--- start of Given records ---

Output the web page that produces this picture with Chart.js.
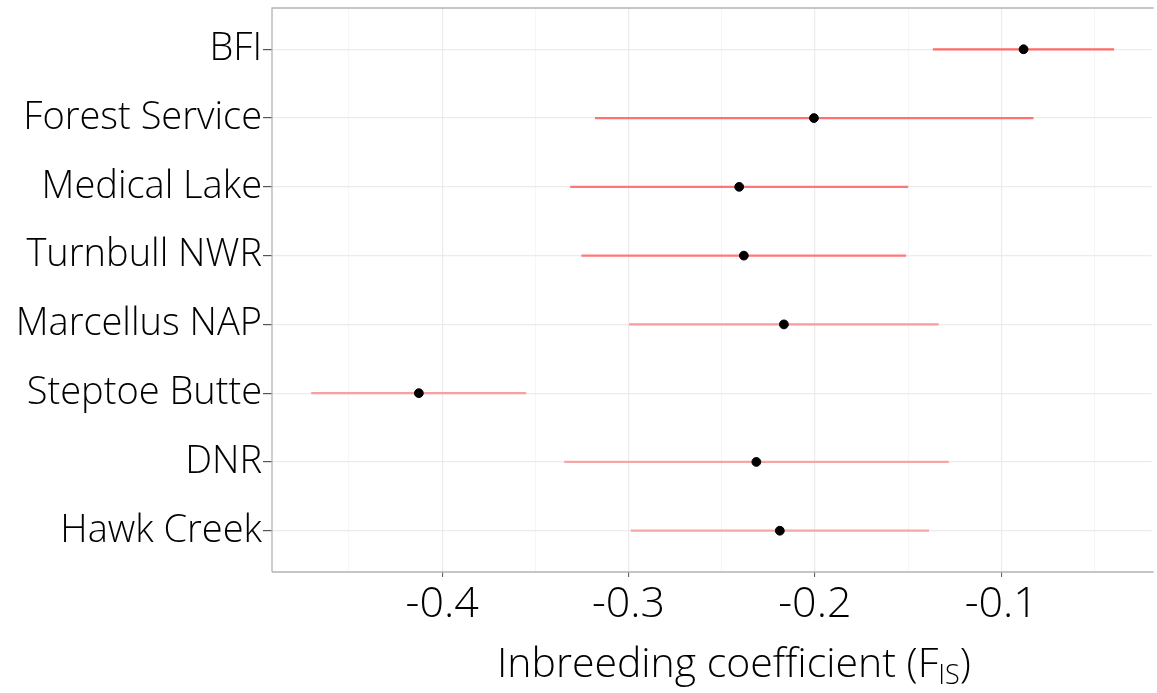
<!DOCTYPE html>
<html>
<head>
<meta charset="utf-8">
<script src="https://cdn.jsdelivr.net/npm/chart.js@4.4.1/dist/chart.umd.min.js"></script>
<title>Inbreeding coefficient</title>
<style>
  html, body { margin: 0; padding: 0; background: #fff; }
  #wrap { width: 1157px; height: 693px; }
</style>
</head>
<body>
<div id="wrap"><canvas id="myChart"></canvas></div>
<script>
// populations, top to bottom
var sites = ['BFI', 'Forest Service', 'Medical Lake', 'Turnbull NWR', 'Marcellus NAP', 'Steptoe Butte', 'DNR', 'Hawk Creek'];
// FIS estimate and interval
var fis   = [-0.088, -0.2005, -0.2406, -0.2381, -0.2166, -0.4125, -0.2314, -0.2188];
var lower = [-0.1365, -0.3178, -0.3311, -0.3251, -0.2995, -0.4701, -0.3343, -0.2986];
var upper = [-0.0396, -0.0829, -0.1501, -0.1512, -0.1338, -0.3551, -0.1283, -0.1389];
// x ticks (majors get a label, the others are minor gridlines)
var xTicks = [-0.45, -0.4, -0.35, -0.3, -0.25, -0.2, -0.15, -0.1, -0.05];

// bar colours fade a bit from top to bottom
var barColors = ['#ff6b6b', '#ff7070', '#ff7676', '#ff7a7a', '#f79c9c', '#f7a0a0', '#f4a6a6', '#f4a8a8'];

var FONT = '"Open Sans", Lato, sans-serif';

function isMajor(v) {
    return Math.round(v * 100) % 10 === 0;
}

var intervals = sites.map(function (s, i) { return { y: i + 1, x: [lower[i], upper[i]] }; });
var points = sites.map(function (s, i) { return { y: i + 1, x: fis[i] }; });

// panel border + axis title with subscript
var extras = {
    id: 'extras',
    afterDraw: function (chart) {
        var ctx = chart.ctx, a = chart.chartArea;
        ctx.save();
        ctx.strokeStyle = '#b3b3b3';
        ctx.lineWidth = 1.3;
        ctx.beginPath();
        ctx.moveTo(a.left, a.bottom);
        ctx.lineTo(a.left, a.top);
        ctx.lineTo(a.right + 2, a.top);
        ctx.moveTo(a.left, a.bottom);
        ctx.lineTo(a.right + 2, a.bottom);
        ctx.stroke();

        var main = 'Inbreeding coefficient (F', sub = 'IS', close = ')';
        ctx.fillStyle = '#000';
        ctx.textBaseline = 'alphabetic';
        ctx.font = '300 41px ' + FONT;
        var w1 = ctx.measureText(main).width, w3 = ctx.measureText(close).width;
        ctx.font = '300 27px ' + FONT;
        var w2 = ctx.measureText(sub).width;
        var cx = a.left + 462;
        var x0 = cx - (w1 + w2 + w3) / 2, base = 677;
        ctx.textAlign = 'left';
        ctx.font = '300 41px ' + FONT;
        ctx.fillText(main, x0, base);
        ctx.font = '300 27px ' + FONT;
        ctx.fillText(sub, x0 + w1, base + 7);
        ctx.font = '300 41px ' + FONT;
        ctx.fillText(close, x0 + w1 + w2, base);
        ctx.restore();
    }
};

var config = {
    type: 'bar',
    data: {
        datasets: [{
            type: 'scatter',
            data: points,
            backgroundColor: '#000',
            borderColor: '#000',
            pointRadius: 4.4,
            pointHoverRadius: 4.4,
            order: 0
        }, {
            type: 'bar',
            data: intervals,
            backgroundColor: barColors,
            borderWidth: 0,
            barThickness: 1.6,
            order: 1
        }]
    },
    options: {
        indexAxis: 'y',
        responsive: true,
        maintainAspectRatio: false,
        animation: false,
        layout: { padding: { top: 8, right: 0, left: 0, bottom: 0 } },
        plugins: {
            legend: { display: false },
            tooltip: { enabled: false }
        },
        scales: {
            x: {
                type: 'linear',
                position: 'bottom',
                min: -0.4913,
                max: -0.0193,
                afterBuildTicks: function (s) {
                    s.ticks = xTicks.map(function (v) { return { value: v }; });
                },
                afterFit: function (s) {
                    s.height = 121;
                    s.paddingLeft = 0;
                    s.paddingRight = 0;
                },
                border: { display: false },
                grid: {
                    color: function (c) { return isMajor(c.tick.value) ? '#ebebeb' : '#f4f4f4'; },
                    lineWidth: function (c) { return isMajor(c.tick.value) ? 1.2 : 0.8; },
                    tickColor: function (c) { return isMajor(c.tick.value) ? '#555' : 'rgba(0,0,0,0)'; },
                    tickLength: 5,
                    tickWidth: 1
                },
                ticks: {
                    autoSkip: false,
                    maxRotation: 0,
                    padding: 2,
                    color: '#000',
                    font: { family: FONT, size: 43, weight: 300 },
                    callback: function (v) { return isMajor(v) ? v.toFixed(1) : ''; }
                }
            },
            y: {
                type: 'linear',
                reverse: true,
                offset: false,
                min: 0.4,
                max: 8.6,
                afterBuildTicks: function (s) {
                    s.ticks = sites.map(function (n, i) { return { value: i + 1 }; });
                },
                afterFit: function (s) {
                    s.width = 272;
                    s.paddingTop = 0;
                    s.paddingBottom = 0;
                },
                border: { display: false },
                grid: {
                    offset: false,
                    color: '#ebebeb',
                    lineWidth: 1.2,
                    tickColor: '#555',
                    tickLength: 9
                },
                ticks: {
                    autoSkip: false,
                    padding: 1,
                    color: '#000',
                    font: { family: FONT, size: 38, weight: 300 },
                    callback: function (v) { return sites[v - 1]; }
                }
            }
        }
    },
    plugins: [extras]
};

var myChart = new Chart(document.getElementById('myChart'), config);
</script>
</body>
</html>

--- end of Given records ---
--- start of Given records ---

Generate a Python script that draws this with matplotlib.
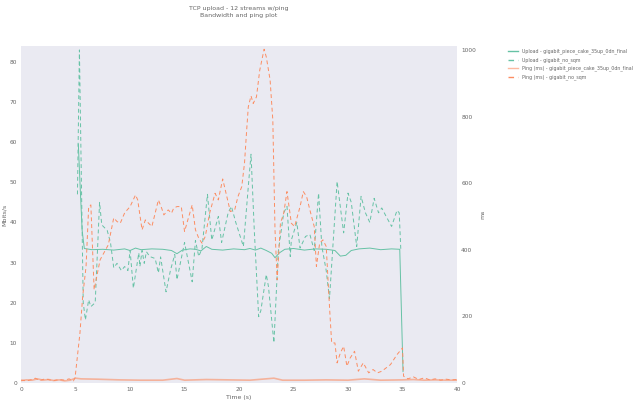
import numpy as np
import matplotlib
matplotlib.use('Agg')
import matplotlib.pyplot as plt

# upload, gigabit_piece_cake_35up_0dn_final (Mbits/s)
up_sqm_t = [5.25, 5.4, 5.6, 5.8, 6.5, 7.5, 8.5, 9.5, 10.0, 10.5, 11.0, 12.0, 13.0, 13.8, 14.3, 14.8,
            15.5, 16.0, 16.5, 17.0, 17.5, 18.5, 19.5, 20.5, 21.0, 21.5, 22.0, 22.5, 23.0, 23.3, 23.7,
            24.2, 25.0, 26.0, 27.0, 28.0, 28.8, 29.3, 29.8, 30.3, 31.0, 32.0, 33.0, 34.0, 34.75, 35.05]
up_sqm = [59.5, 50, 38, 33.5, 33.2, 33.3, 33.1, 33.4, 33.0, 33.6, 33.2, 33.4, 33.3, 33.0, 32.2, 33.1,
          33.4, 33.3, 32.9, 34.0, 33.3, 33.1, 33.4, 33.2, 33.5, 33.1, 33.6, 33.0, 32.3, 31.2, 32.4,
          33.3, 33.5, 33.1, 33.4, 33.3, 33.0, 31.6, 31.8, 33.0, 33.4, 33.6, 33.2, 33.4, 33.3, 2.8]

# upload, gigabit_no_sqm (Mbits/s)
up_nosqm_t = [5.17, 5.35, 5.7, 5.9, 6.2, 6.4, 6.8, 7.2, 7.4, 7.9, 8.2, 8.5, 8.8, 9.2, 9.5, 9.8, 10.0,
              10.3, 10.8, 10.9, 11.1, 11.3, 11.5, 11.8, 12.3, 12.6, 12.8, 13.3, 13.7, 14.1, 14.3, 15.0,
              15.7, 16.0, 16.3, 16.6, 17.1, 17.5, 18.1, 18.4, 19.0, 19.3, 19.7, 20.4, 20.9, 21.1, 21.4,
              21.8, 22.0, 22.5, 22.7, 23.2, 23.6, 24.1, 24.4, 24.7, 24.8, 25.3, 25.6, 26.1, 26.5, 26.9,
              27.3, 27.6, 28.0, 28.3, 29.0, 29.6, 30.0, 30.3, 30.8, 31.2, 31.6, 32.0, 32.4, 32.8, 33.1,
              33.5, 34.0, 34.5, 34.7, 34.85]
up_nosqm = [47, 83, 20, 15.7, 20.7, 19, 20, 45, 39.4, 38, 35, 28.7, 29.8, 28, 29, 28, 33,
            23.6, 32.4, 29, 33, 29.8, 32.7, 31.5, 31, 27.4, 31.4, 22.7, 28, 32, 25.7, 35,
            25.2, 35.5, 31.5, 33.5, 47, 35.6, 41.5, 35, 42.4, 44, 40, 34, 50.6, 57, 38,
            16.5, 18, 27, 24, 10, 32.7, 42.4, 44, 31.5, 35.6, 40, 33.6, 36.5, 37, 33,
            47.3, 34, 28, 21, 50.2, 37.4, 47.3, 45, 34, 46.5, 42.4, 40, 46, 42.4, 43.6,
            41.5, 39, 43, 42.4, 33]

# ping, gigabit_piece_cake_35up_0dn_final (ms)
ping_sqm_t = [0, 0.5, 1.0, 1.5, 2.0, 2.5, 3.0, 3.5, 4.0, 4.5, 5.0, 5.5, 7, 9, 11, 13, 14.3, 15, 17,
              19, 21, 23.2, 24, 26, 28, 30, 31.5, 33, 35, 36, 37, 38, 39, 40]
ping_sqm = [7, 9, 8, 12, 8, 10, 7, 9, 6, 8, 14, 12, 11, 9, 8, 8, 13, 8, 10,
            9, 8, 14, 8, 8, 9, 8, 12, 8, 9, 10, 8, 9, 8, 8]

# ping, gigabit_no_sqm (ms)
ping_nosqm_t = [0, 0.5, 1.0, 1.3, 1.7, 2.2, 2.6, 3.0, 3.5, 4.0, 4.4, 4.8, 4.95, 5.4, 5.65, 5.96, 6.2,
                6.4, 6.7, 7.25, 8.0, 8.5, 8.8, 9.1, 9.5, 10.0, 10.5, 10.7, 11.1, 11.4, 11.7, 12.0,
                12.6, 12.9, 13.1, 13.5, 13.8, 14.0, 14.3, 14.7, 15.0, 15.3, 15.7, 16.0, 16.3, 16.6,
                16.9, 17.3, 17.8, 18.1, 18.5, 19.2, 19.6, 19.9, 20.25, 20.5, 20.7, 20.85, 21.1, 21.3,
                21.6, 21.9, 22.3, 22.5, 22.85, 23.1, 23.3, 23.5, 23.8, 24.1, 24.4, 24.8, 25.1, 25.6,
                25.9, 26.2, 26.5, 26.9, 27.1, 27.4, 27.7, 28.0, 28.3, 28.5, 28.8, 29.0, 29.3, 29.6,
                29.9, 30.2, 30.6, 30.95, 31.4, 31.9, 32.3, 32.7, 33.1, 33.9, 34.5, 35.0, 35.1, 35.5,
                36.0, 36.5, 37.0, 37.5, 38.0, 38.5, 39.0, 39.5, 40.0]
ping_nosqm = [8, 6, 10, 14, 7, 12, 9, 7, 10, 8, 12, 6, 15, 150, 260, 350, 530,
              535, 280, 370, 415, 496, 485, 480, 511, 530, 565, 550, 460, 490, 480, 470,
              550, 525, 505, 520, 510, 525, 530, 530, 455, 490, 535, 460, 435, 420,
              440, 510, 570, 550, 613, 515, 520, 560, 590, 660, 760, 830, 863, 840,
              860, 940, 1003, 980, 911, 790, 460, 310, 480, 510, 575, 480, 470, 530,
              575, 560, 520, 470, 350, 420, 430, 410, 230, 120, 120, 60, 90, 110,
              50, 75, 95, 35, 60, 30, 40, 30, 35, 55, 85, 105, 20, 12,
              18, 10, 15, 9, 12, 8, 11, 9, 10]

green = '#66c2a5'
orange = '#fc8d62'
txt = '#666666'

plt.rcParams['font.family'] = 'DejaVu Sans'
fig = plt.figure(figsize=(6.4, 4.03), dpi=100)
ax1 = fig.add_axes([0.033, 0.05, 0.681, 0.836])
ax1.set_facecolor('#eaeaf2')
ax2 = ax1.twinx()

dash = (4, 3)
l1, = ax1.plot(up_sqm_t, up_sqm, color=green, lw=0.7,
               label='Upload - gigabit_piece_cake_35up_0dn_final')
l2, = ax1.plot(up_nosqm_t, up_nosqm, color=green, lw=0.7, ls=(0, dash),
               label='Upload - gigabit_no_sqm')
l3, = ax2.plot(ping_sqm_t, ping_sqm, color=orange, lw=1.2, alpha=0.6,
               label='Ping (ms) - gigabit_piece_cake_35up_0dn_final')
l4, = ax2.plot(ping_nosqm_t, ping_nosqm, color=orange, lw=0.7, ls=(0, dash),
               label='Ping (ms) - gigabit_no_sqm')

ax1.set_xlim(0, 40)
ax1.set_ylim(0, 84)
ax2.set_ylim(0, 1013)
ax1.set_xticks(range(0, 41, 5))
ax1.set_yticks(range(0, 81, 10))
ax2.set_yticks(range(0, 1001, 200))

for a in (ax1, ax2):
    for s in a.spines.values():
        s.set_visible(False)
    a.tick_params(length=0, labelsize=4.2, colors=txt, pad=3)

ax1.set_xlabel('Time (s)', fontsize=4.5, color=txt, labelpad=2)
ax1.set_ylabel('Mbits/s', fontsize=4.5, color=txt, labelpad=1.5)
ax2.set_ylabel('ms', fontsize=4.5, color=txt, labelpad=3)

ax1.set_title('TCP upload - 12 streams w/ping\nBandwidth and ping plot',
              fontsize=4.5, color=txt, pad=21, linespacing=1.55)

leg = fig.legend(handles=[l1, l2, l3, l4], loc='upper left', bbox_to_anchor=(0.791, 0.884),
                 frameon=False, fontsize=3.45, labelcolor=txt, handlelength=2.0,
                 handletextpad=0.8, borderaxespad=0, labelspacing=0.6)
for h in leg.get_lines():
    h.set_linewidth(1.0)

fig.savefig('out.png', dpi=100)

--- end of Given records ---

**Problem to work on:**
Reproduce the data above exactly, but only the lines from the one showing "Generate a Python" through the one showing "33.4, 33.3, 2.8]", with both ends kept and the pictures left out.

**Result for this exercise:**
Generate a Python script that draws this with matplotlib.
import numpy as np
import matplotlib
matplotlib.use('Agg')
import matplotlib.pyplot as plt

# upload, gigabit_piece_cake_35up_0dn_final (Mbits/s)
up_sqm_t = [5.25, 5.4, 5.6, 5.8, 6.5, 7.5, 8.5, 9.5, 10.0, 10.5, 11.0, 12.0, 13.0, 13.8, 14.3, 14.8,
            15.5, 16.0, 16.5, 17.0, 17.5, 18.5, 19.5, 20.5, 21.0, 21.5, 22.0, 22.5, 23.0, 23.3, 23.7,
            24.2, 25.0, 26.0, 27.0, 28.0, 28.8, 29.3, 29.8, 30.3, 31.0, 32.0, 33.0, 34.0, 34.75, 35.05]
up_sqm = [59.5, 50, 38, 33.5, 33.2, 33.3, 33.1, 33.4, 33.0, 33.6, 33.2, 33.4, 33.3, 33.0, 32.2, 33.1,
          33.4, 33.3, 32.9, 34.0, 33.3, 33.1, 33.4, 33.2, 33.5, 33.1, 33.6, 33.0, 32.3, 31.2, 32.4,
          33.3, 33.5, 33.1, 33.4, 33.3, 33.0, 31.6, 31.8, 33.0, 33.4, 33.6, 33.2, 33.4, 33.3, 2.8]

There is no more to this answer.